[Supplied records]
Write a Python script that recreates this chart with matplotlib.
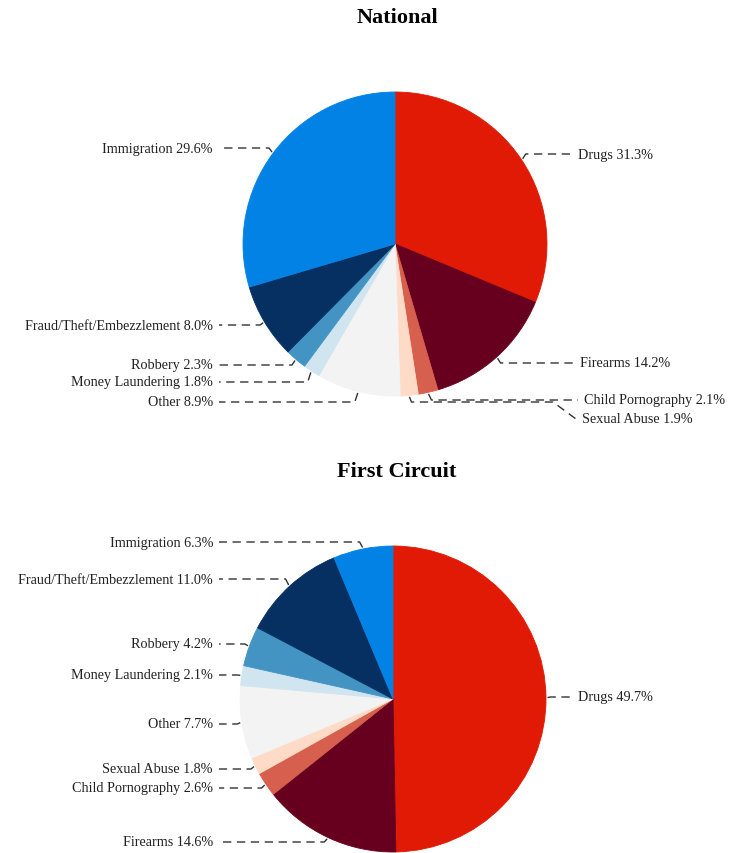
import math
from matplotlib import pyplot as plt

plt.rcParams['font.family'] = ['Liberation Serif', 'DejaVu Serif']

categories = ["Drugs", "Firearms", "Child Pornography", "Sexual Abuse", "Other",
              "Money Laundering", "Robbery", "Fraud/Theft/Embezzlement", "Immigration"]
national = [31.3, 14.2, 2.1, 1.9, 8.9, 1.8, 2.3, 8.0, 29.6]
first_circuit = [49.7, 14.6, 2.6, 1.8, 7.7, 2.1, 4.2, 11.0, 6.3]
colors = ["#E01A04", "#67001F", "#D6604D", "#FDDBC7", "#F3F3F3",
          "#D1E5F0", "#4393C3", "#053061", "#0382E6"]

W, H = 730, 854

# label layout in pixels (y from top): (side, text x, text y, [elbow y, knee x])
national_labels = {
    "Drugs": ("r", 578, 155),
    "Firearms": ("r", 580, 364),
    "Child Pornography": ("r", 584, 401),
    "Sexual Abuse": ("r", 582, 420, 403, 553),
    "Other": ("l", 213, 403),
    "Money Laundering": ("l", 213, 383),
    "Robbery": ("l", 213, 366),
    "Fraud/Theft/Embezzlement": ("l", 213, 326),
    "Immigration": ("l", 213, 149),
}
first_labels = {
    "Drugs": ("r", 578, 698),
    "Firearms": ("l", 213, 843),
    "Child Pornography": ("l", 213, 789),
    "Sexual Abuse": ("l", 213, 770),
    "Other": ("l", 213, 725),
    "Money Laundering": ("l", 213, 676),
    "Robbery": ("l", 213, 645),
    "Fraud/Theft/Embezzlement": ("l", 213, 580),
    "Immigration": ("l", 213, 543),
}

fig = plt.figure(figsize=(7.3, 8.54), dpi=100)
ax = fig.add_axes([0, 0, 1, 1])

line_kw = dict(color="#333333", lw=1.0, ls=(0, (6, 4)))


def draw_pie(values, cx, cy, r, labels, title, title_y):
    wedges, _ = ax.pie(values, colors=colors, startangle=90, counterclock=False,
                       center=(cx, H - cy), radius=r)
    for w in wedges:
        # same-colour edge hides the thin antialiasing seams between wedges
        w.set_edgecolor(w.get_facecolor())
        w.set_linewidth(0.6)
    ax.text(397, H - title_y, title, ha="center", va="center",
            fontsize=16, fontweight="bold")
    total = sum(values)
    start = 0.0
    for name, v in zip(categories, values):
        mid = (start + v / 2) / total * 2 * math.pi
        start += v
        ex = cx + r * 1.01 * math.sin(mid)
        ey = cy - r * 1.01 * math.cos(mid)
        spec = labels[name]
        side, tx, ty = spec[0], spec[1], spec[2]
        sign = 1 if side == "r" else -1
        gap = 6
        if len(spec) > 3:
            ely, kx = spec[3], spec[4]
            xs = [ex, ex + sign * 2, kx, tx - sign * gap]
            ys = [ey, ely, ely, ty]
        else:
            xs = [ex, ex + sign * 3, tx - sign * gap]
            ys = [ey, ty, ty]
        ax.plot(xs, [H - y for y in ys], **line_kw)
        ax.text(tx, H - ty, f"{name} {v:.1f}%", ha="left" if side == "r" else "right",
                va="center", fontsize=10.2, color="#222222")


draw_pie(national, 395, 245, 152, national_labels, "National", 18)
draw_pie(first_circuit, 393, 700, 153, first_labels, "First Circuit", 472)

ax.set_aspect("auto")
ax.set_xlim(0, W)
ax.set_ylim(0, H)
ax.axis("off")

fig.savefig("out.png", dpi=100)
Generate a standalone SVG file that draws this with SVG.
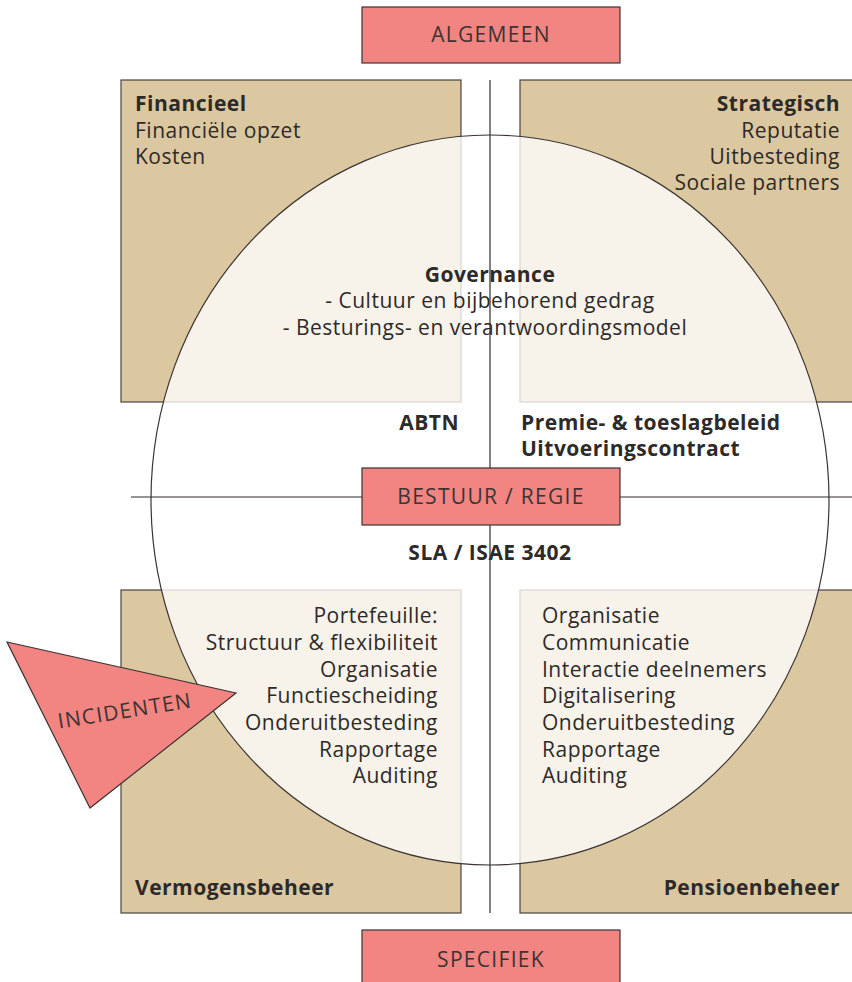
<svg xmlns="http://www.w3.org/2000/svg" width="852" height="982" viewBox="0 0 852 982">
  <style>
    .quad { fill: #dbc7a0; stroke: #4a4340; stroke-width: 1.2; }
    .tag { fill: #f28482; stroke: #3a3433; stroke-width: 1.2; }
    .axis { stroke: #2f2b2a; stroke-width: 1.2; fill: none; }
    text { font-family: "Open Sans", "Liberation Sans", sans-serif; font-size: 21px; letter-spacing: 0.5px; fill: #2d2a28; }
    .b { font-weight: bold; }
    .cap { font-size: 21px; letter-spacing: 1.3px; fill: #3a3433; }
    .r { text-anchor: end; }
    .c { text-anchor: middle; }
  </style>

  <!-- quadrant panels -->
  <g id="financieel-box"><rect class="quad" x="121" y="80" width="340" height="322"/></g>
  <g id="strategisch-box"><rect class="quad" x="520" y="80" width="334" height="322"/></g>
  <g id="vermogensbeheer-box"><rect class="quad" x="121" y="590" width="340" height="323"/></g>
  <g id="pensioenbeheer-box"><rect class="quad" x="520" y="590" width="334" height="323"/></g>

  <!-- governance circle, translucent over the panels -->
  <g id="governance-circle">
    <ellipse cx="490" cy="500" rx="339" ry="365" fill="#ffffff" fill-opacity="0.78" stroke="#3a3433" stroke-width="1.2"/>
  </g>

  <!-- axes -->
  <g id="connectors">
    <line class="axis" x1="490" y1="80" x2="490" y2="913"/>
    <line class="axis" x1="131" y1="497" x2="852" y2="497"/>
  </g>

  <g id="algemeen">
    <rect class="tag" x="362" y="7" width="258" height="56"/>
    <text class="cap c" x="491" y="42">ALGEMEEN</text>
  </g>
  <g id="bestuur-regie">
    <rect class="tag" x="362" y="468" width="258" height="57"/>
    <text class="cap c" x="491" y="504">BESTUUR / REGIE</text>
  </g>
  <g id="specifiek">
    <rect class="tag" x="362" y="930" width="258" height="56"/>
    <text class="cap c" x="491" y="967">SPECIFIEK</text>
  </g>

  <g id="financieel-text">
    <text class="b" x="135" y="111">Financieel</text>
    <text x="135" y="138">Financiële opzet</text>
    <text x="135" y="164">Kosten</text>
  </g>
  <g id="strategisch-text">
    <text class="b r" x="840" y="111">Strategisch</text>
    <text class="r" x="840" y="138">Reputatie</text>
    <text class="r" x="840" y="164">Uitbesteding</text>
    <text class="r" x="840" y="190">Sociale partners</text>
  </g>
  <g id="governance-text">
    <text class="b c" x="490" y="282">Governance</text>
    <text class="c" x="490" y="308">- Cultuur en bijbehorend gedrag</text>
    <text class="c" x="485" y="335">- Besturings- en verantwoordingsmodel</text>
  </g>
  <g id="abtn"><text class="b r" x="459" y="430">ABTN</text></g>
  <g id="premie">
    <text class="b" x="521" y="430">Premie- &amp; toeslagbeleid</text>
    <text class="b" x="521" y="456">Uitvoeringscontract</text>
  </g>
  <g id="sla"><text class="b c" x="490" y="560">SLA / ISAE 3402</text></g>

  <g id="vermogensbeheer-text">
    <text class="r" x="438" y="623">Portefeuille:</text>
    <text class="r" x="438" y="650">Structuur &amp; flexibiliteit</text>
    <text class="r" x="438" y="677">Organisatie</text>
    <text class="r" x="438" y="703">Functiescheiding</text>
    <text class="r" x="438" y="730">Onderuitbesteding</text>
    <text class="r" x="438" y="757">Rapportage</text>
    <text class="r" x="438" y="783">Auditing</text>
    <text class="b" x="135" y="895">Vermogensbeheer</text>
  </g>
  <g id="pensioenbeheer-text">
    <text x="542" y="623">Organisatie</text>
    <text x="542" y="650">Communicatie</text>
    <text x="542" y="677">Interactie deelnemers</text>
    <text x="542" y="703">Digitalisering</text>
    <text x="542" y="730">Onderuitbesteding</text>
    <text x="542" y="757">Rapportage</text>
    <text x="542" y="783">Auditing</text>
    <text class="b r" x="840" y="895">Pensioenbeheer</text>
  </g>

  <g id="incidenten">
    <polygon class="tag" points="7,642 236,693 90,808"/>
    <text class="cap c" transform="translate(126,718) rotate(-9)">INCIDENTEN</text>
  </g>
</svg>
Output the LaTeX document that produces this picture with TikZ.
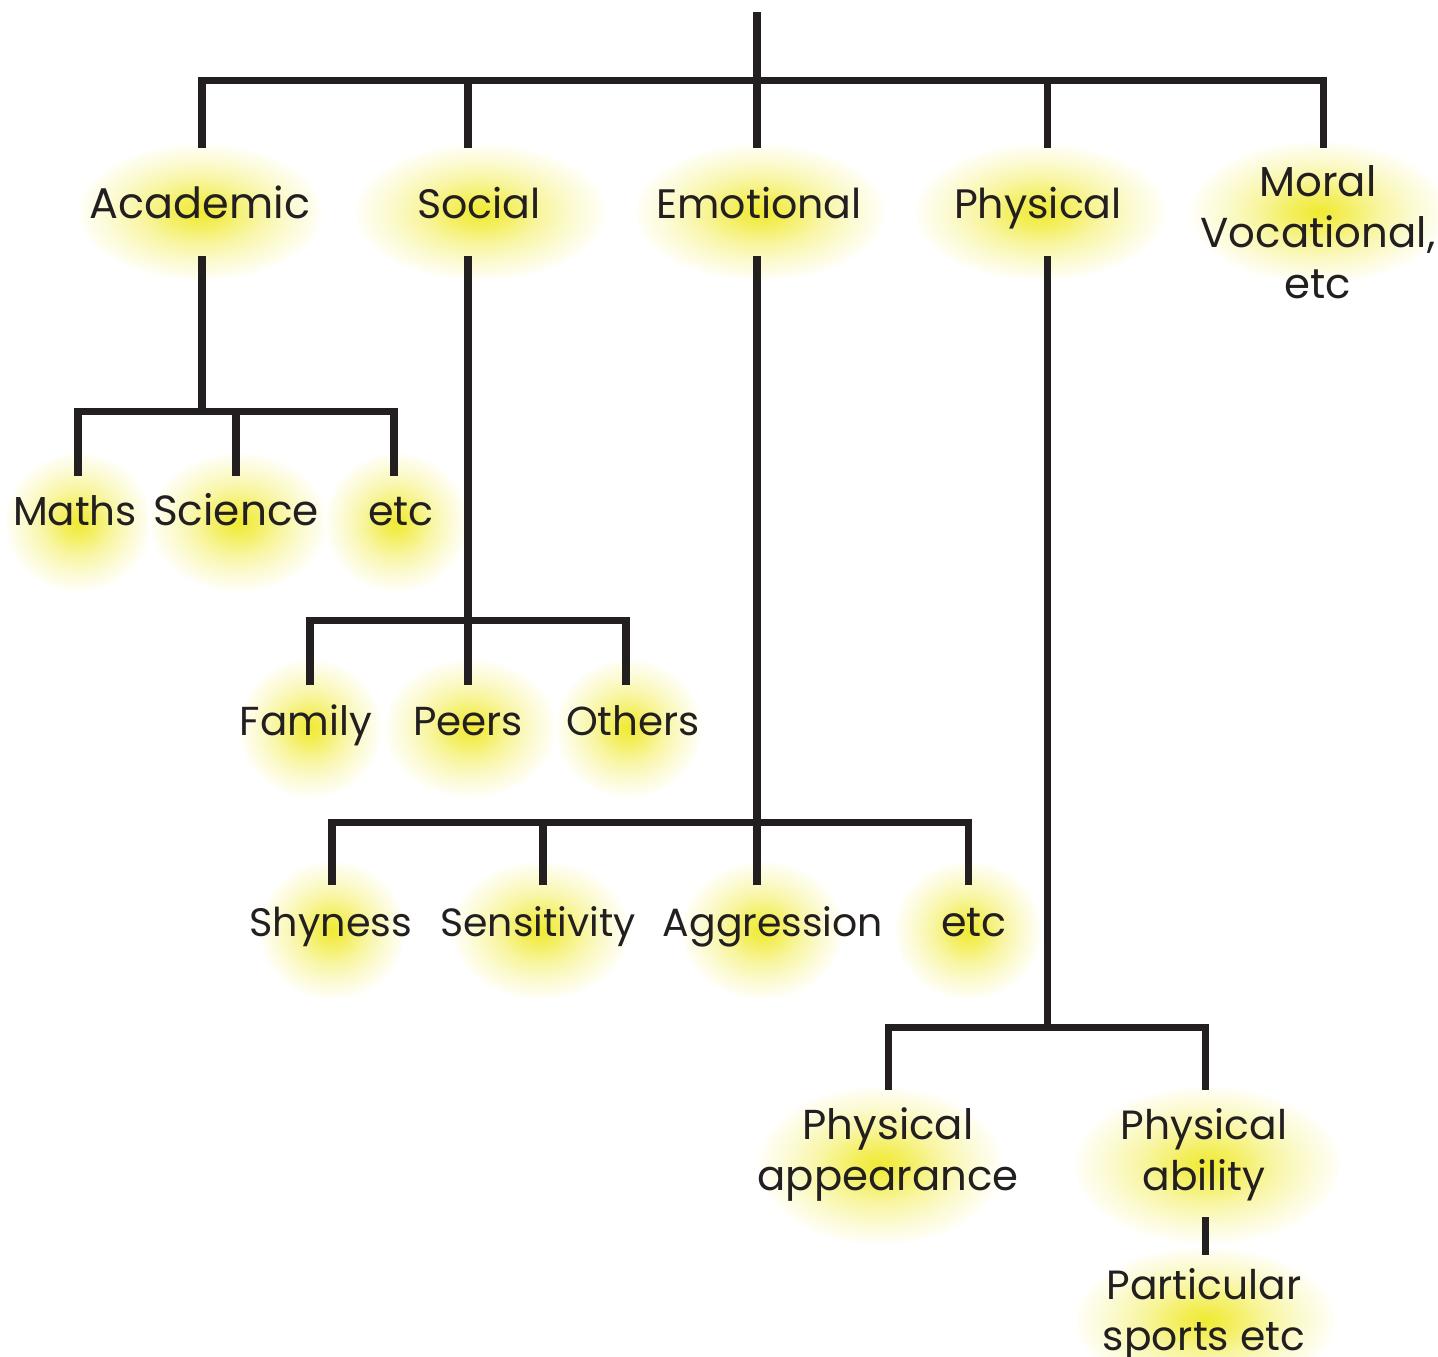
\documentclass[tikz,border=0pt]{standalone}
\usepackage{fontspec}
\setmainfont{Poppins}
\definecolor{glowc}{RGB}{240,234,50}
\definecolor{ink}{RGB}{35,31,32}
\pgfdeclareradialshading{glow}{\pgfpoint{0bp}{0bp}}{color(0bp)=(glowc); color(5bp)=(glowc!80!white); color(12bp)=(glowc!45!white); color(19bp)=(glowc!20!white); color(23bp)=(glowc!8!white); color(25bp)=(white); color(50bp)=(white)}
\newcommand\glowell[3]{\shade[shading=glow] (#1) ellipse [x radius=#2cm, y radius=#3cm];}
\begin{document}
\begin{tikzpicture}[x=0.01cm,y=-0.01cm,
  conn/.style={draw=ink, line width=0.07cm, line cap=butt, line join=miter},
  lbl/.style={font=\fontsize{#1}{14.5}\selectfont, text=ink, align=center, inner sep=0pt},
  lbl/.default=11.7]
\useasboundingbox (0,0) rectangle (1438,1357);
% glows
\glowell{200,212}{1.24}{0.69}
\glowell{480,212}{1.27}{0.69}
\glowell{760,212}{1.27}{0.69}
\glowell{1040,212}{1.27}{0.69}
\glowell{1318,212}{1.30}{0.72}
\glowell{78,522}{0.74}{0.70}
\glowell{238,522}{0.90}{0.70}
\glowell{396,522}{0.72}{0.70}
\glowell{310,728}{0.72}{0.70}
\glowell{470,728}{0.87}{0.70}
\glowell{628,728}{0.74}{0.70}
\glowell{332,930}{0.74}{0.70}
\glowell{540,930}{0.90}{0.70}
\glowell{762,930}{0.82}{0.70}
\glowell{968,930}{0.74}{0.70}
\glowell{880,1165}{1.24}{0.80}
\glowell{1207,1165}{1.35}{0.80}
\glowell{1205,1320}{1.32}{0.74}
% labels
\node[lbl=12.2, anchor=base] (acad) at (200,218) {Academic};
\node[lbl, anchor=base] (soc) at (479,218) {Social};
\node[lbl, anchor=base] (emo) at (759,218) {Emotional};
\node[lbl, anchor=base] (phys) at (1038,218) {Physical};
\node[lbl=11.9, anchor=center] (moral) at (1318,232) {Moral\\Vocational,\\etc};
\node[lbl=11.5, anchor=base] (maths) at (75,525) {Maths};
\node[lbl=12, anchor=base] (sci) at (236,525) {Science};
\node[lbl=11.7, anchor=base] (acadetc) at (401,525) {etc};
\node[lbl=11.5, anchor=base] (fam) at (306,735) {Family};
\node[lbl=11.5, anchor=base] (peers) at (468,735) {Peers};
\node[lbl=11.5, anchor=base] (others) at (633,735) {Others};
\node[lbl=11.3, anchor=base] (shy) at (331,936) {Shyness};
\node[lbl=11.2, anchor=base] (sens) at (538,936) {Sensitivity};
\node[lbl=11.2, anchor=base] (aggr) at (773,936) {Aggression};
\node[lbl=11.7, anchor=base] (emoetc) at (974,936) {etc};
\node[lbl=11.9, anchor=center] (app) at (888,1155) {Physical\\appearance};
\node[lbl=11.6, anchor=center] (abil) at (1204,1155) {Physical\\ability};
\node[lbl=11.6, anchor=center] (sport) at (1204,1315) {Particular\\sports etc};
% connector points
\coordinate (root) at (757,12);
\coordinate (rootj) at (757,80);
\coordinate (acadin) at (202,148);
\coordinate (socin) at (468,148);
\coordinate (emoin) at (757,148);
\coordinate (physin) at (1047,148);
\coordinate (moralin) at (1323,148);
\coordinate (acadout) at (202,256);
\coordinate (socout) at (468,256);
\coordinate (emoout) at (757,256);
\coordinate (physout) at (1047,256);
\coordinate (acadj) at (202,411);
\coordinate (mathsin) at (78,476);
\coordinate (sciin) at (236,476);
\coordinate (acadetcin) at (394,476);
\coordinate (socj) at (468,620);
\coordinate (famin) at (310,685);
\coordinate (peersin) at (468,685);
\coordinate (othersin) at (626,685);
\coordinate (emoj) at (757,822);
\coordinate (shyin) at (332,885);
\coordinate (sensin) at (543,885);
\coordinate (aggrin) at (757,885);
\coordinate (emoetcin) at (968,885);
\coordinate (physj) at (1047,1027);
\coordinate (appin) at (888,1090);
\coordinate (abilin) at (1205,1090);
\coordinate (abilout) at (1205,1217);
\coordinate (sportin) at (1205,1255);
% connectors
\draw[conn] (root) -- (emoin);
\draw[conn] (acadin) |- (rootj) -| (moralin);
\draw[conn] (socin) -- (socin |- rootj);
\draw[conn] (physin) -- (physin |- rootj);
\draw[conn] (acadout) -- (acadj);
\draw[conn] (mathsin) |- (acadj) -| (acadetcin);
\draw[conn] (sciin) -- (sciin |- acadj);
\draw[conn] (socout) -- (peersin);
\draw[conn] (famin) |- (socj) -| (othersin);
\draw[conn] (emoout) -- (aggrin);
\draw[conn] (shyin) |- (emoj) -| (emoetcin);
\draw[conn] (sensin) -- (sensin |- emoj);
\draw[conn] (physout) -- (physj);
\draw[conn] (appin) |- (physj) -| (abilin);
\draw[conn] (abilout) -- (sportin);
\end{tikzpicture}
\end{document}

[Set exercise] Repeat the records above exactly, from the first line through the line that contains "ls=(0, (6, 4)))", and leave out the pictures.

[Solution to the problem]
Write a Python script that recreates this chart with matplotlib.
import math
from matplotlib import pyplot as plt

plt.rcParams['font.family'] = ['Liberation Serif', 'DejaVu Serif']

categories = ["Drugs", "Firearms", "Child Pornography", "Sexual Abuse", "Other",
              "Money Laundering", "Robbery", "Fraud/Theft/Embezzlement", "Immigration"]
national = [31.3, 14.2, 2.1, 1.9, 8.9, 1.8, 2.3, 8.0, 29.6]
first_circuit = [49.7, 14.6, 2.6, 1.8, 7.7, 2.1, 4.2, 11.0, 6.3]
colors = ["#E01A04", "#67001F", "#D6604D", "#FDDBC7", "#F3F3F3",
          "#D1E5F0", "#4393C3", "#053061", "#0382E6"]

W, H = 730, 854

# label layout in pixels (y from top): (side, text x, text y, [elbow y, knee x])
national_labels = {
    "Drugs": ("r", 578, 155),
    "Firearms": ("r", 580, 364),
    "Child Pornography": ("r", 584, 401),
    "Sexual Abuse": ("r", 582, 420, 403, 553),
    "Other": ("l", 213, 403),
    "Money Laundering": ("l", 213, 383),
    "Robbery": ("l", 213, 366),
    "Fraud/Theft/Embezzlement": ("l", 213, 326),
    "Immigration": ("l", 213, 149),
}
first_labels = {
    "Drugs": ("r", 578, 698),
    "Firearms": ("l", 213, 843),
    "Child Pornography": ("l", 213, 789),
    "Sexual Abuse": ("l", 213, 770),
    "Other": ("l", 213, 725),
    "Money Laundering": ("l", 213, 676),
    "Robbery": ("l", 213, 645),
    "Fraud/Theft/Embezzlement": ("l", 213, 580),
    "Immigration": ("l", 213, 543),
}

fig = plt.figure(figsize=(7.3, 8.54), dpi=100)
ax = fig.add_axes([0, 0, 1, 1])

line_kw = dict(color="#333333", lw=1.0, ls=(0, (6, 4)))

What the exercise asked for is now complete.